The US President Donald Trump has increased tariffs on US$200bn (€178bn) in Chinese imports - heightening tensions with Beijing.
The tariff hike came despite American and Chinese negotiators meeting for last-ditch talks in Washington on Thursday.
Import taxes on products from 5,700 categories rose from 10% to 25% at 12.01am Washington time (5.01am Irish time).
Internet modems, furniture, lighting products, car parts, vacuum cleaners and building materials are all affected.
Some business leaders have warned that the escalation in the US-China trade war will hit consumers and small companies the hardest.
Gary Shapiro is chief executive of the Consumer Technology Association.
He said: "Our industry supports more than 18 million US jobs but raising tariffs will be disastrous.
"The tariffs already in place have cost the American technology sector about $1bn more a month since October.
"That can be life and death for small businesses and start-ups that can't absorb the added costs."
Economists say it could take three or four months before American shoppers begin to feel the pinch.
China had threatened to retaliate if the US president went ahead with the tariff hikes.

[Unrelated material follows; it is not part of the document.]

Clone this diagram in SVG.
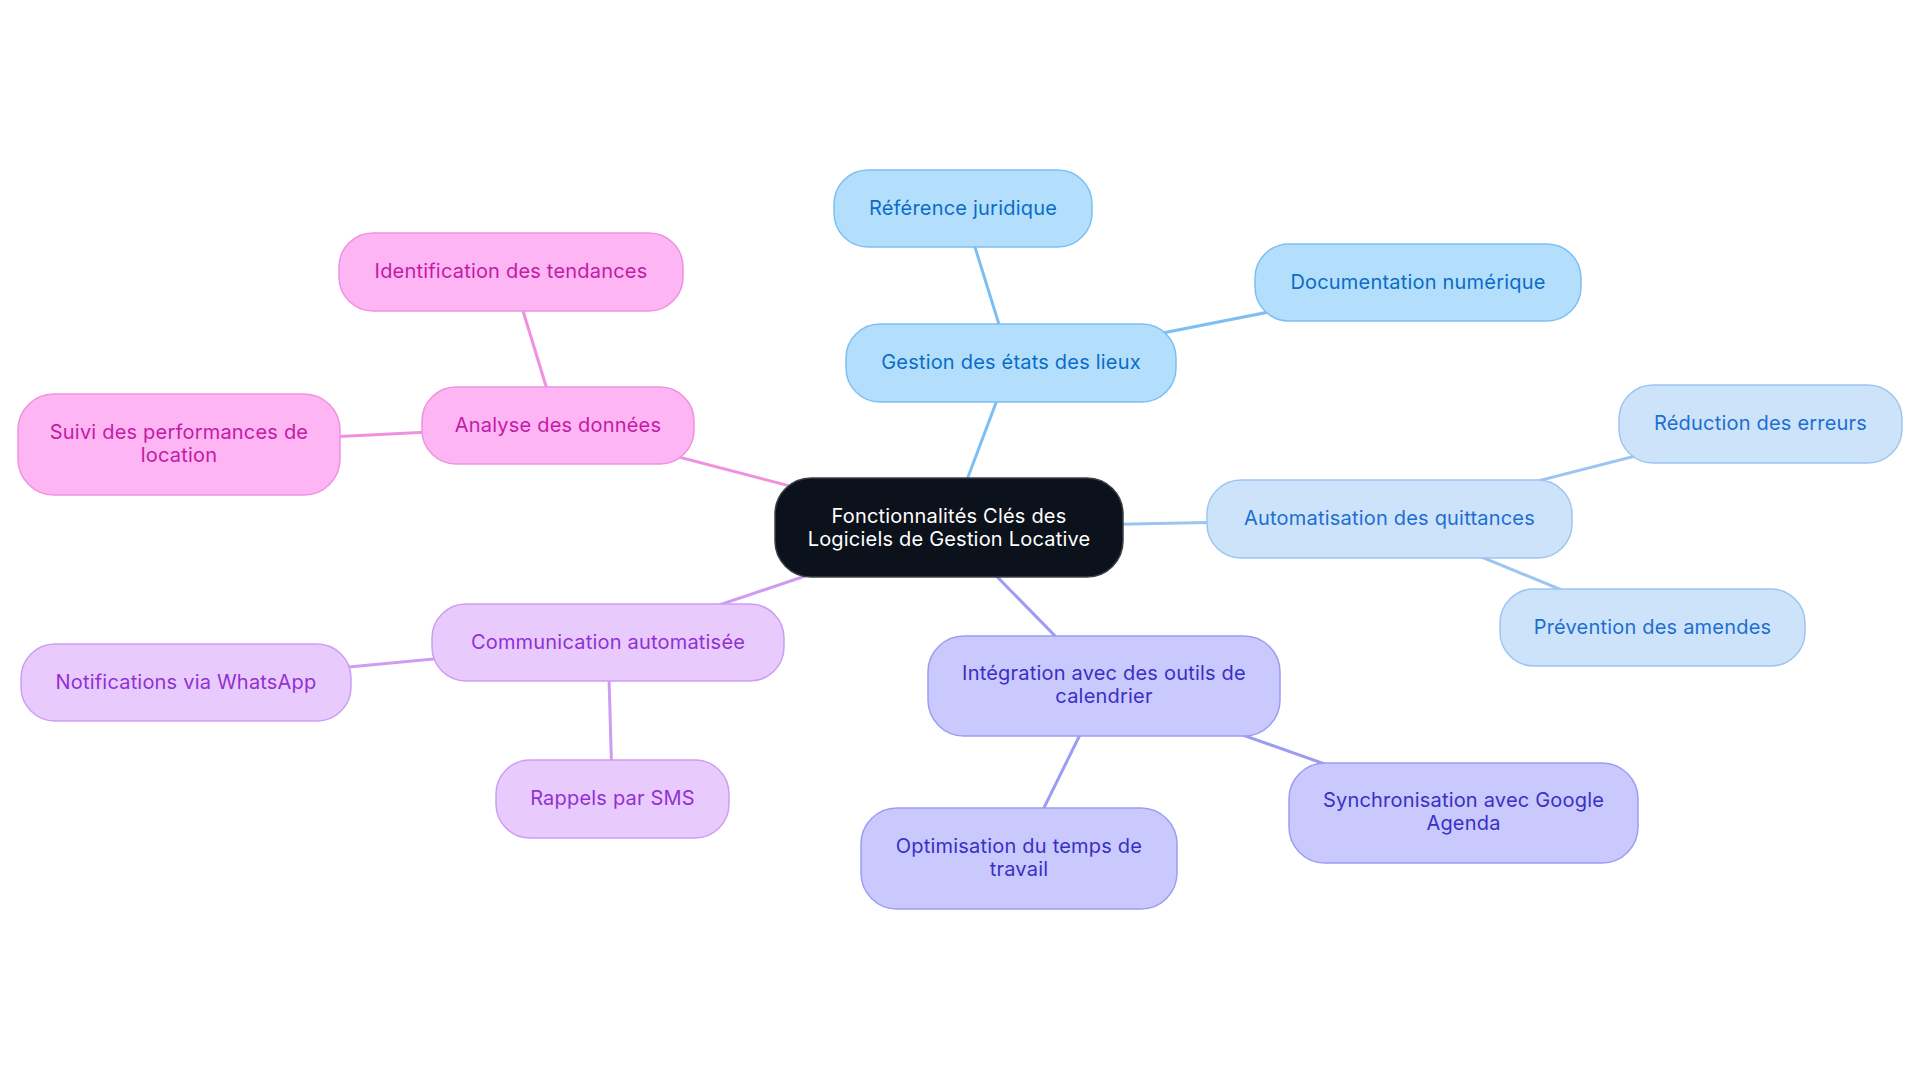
<svg xmlns="http://www.w3.org/2000/svg" width="1920" height="1083" viewBox="0 0 1920 1083">
<style>
text{font-family:Inter,"Open Sans","Liberation Sans",sans-serif;font-size:20px;text-anchor:middle;letter-spacing:0.2px}
.e{stroke-width:3;fill:none}
.n rect{stroke-width:1.5}
.c rect{fill:#0c121b;stroke:#3b4046}
.c text{fill:#ffffff}
.b rect{fill:#b3dffd;stroke:#7dbff2}
.b text{fill:#0b6cc6}
.eb{stroke:#7dbff2}
.l rect{fill:#cde3fa;stroke:#9dc5f1}
.l text{fill:#1d6ed2}
.el{stroke:#9dc5f1}
.i rect{fill:#c9c9fd;stroke:#9d9cf2}
.i text{fill:#3a2fc6}
.ei{stroke:#9d9cf2}
.v rect{fill:#e8cbfc;stroke:#cd9df2}
.v text{fill:#9130d6}
.ev{stroke:#cd9df2}
.p rect{fill:#fdb5f3;stroke:#f091e0}
.p text{fill:#c41aa6}
.ep{stroke:#f091e0}
</style>
<rect width="1920" height="1083" fill="#ffffff"/>
<g id="connectors">
<line class="e eb" x1="949" y1="527.5" x2="1011" y2="363"/>
<line class="e eb" x1="1011" y1="363" x2="963" y2="208.5"/>
<line class="e eb" x1="1011" y1="363" x2="1418" y2="282.5"/>
<line class="e el" x1="949" y1="527.5" x2="1389.5" y2="519"/>
<line class="e el" x1="1389.5" y1="519" x2="1760.5" y2="424"/>
<line class="e el" x1="1389.5" y1="519" x2="1652.5" y2="627.5"/>
<line class="e ei" x1="949" y1="527.5" x2="1104" y2="686"/>
<line class="e ei" x1="1104" y1="686" x2="1019" y2="858.5"/>
<line class="e ei" x1="1104" y1="686" x2="1463.5" y2="813"/>
<line class="e ev" x1="949" y1="527.5" x2="608" y2="642.5"/>
<line class="e ev" x1="608" y1="642.5" x2="186" y2="682.5"/>
<line class="e ev" x1="608" y1="642.5" x2="612.5" y2="799"/>
<line class="e ep" x1="949" y1="527.5" x2="558" y2="425.5"/>
<line class="e ep" x1="558" y1="425.5" x2="511" y2="271.5"/>
<line class="e ep" x1="558" y1="425.5" x2="179" y2="444.5"/>
</g>
<g id="center" class="n c"><rect x="775" y="478" width="348" height="99" rx="36"/><text x="949" y="522.5">Fonctionnalités Clés des</text><text x="949" y="545.5">Logiciels de Gestion Locative</text></g>
<g id="gestion" class="n b"><rect x="846" y="324" width="330" height="78" rx="34"/><text x="1011" y="369">Gestion des états des lieux</text></g>
<g id="reference" class="n b"><rect x="834" y="170" width="258" height="77" rx="34"/><text x="963" y="214.5">Référence juridique</text></g>
<g id="documentation" class="n b"><rect x="1255" y="244" width="326" height="77" rx="34"/><text x="1418" y="288.5">Documentation numérique</text></g>
<g id="automatisation" class="n l"><rect x="1207" y="480" width="365" height="78" rx="34"/><text x="1389.5" y="525">Automatisation des quittances</text></g>
<g id="reduction" class="n l"><rect x="1619" y="385" width="283" height="78" rx="34"/><text x="1760.5" y="430">Réduction des erreurs</text></g>
<g id="prevention" class="n l"><rect x="1500" y="589" width="305" height="77" rx="34"/><text x="1652.5" y="633.5">Prévention des amendes</text></g>
<g id="integration" class="n i"><rect x="928" y="636" width="352" height="100" rx="36"/><text x="1104" y="680">Intégration avec des outils de</text><text x="1104" y="703">calendrier</text></g>
<g id="optimisation" class="n i"><rect x="861" y="808" width="316" height="101" rx="36"/><text x="1019" y="852.5">Optimisation du temps de</text><text x="1019" y="875.5">travail</text></g>
<g id="synchronisation" class="n i"><rect x="1289" y="763" width="349" height="100" rx="36"/><text x="1463.5" y="807">Synchronisation avec Google</text><text x="1463.5" y="830">Agenda</text></g>
<g id="communication" class="n v"><rect x="432" y="604" width="352" height="77" rx="34"/><text x="608" y="648.5">Communication automatisée</text></g>
<g id="notifications" class="n v"><rect x="21" y="644" width="330" height="77" rx="34"/><text x="186" y="688.5">Notifications via WhatsApp</text></g>
<g id="rappels" class="n v"><rect x="496" y="760" width="233" height="78" rx="34"/><text x="612.5" y="805">Rappels par SMS</text></g>
<g id="analyse" class="n p"><rect x="422" y="387" width="272" height="77" rx="34"/><text x="558" y="431.5">Analyse des données</text></g>
<g id="identification" class="n p"><rect x="339" y="233" width="344" height="78" rx="34"/><text x="511" y="277.5">Identification des tendances</text></g>
<g id="suivi" class="n p"><rect x="18" y="394" width="322" height="101" rx="36"/><text x="179" y="438.5">Suivi des performances de</text><text x="179" y="461.5">location</text></g>
</svg>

Negotiations aiming to break the current impasse are expected to continue on Friday morning, the White House said.
In a statement on Friday, China's Ministry of Commerce said that the government "deeply regrets that it will have to take necessary countermeasures."
"It is hoped that the US and Chinese sides will meet each other halfway and work together" to resolve their dispute, the statement added.
It did not specify what those countermeasures might be.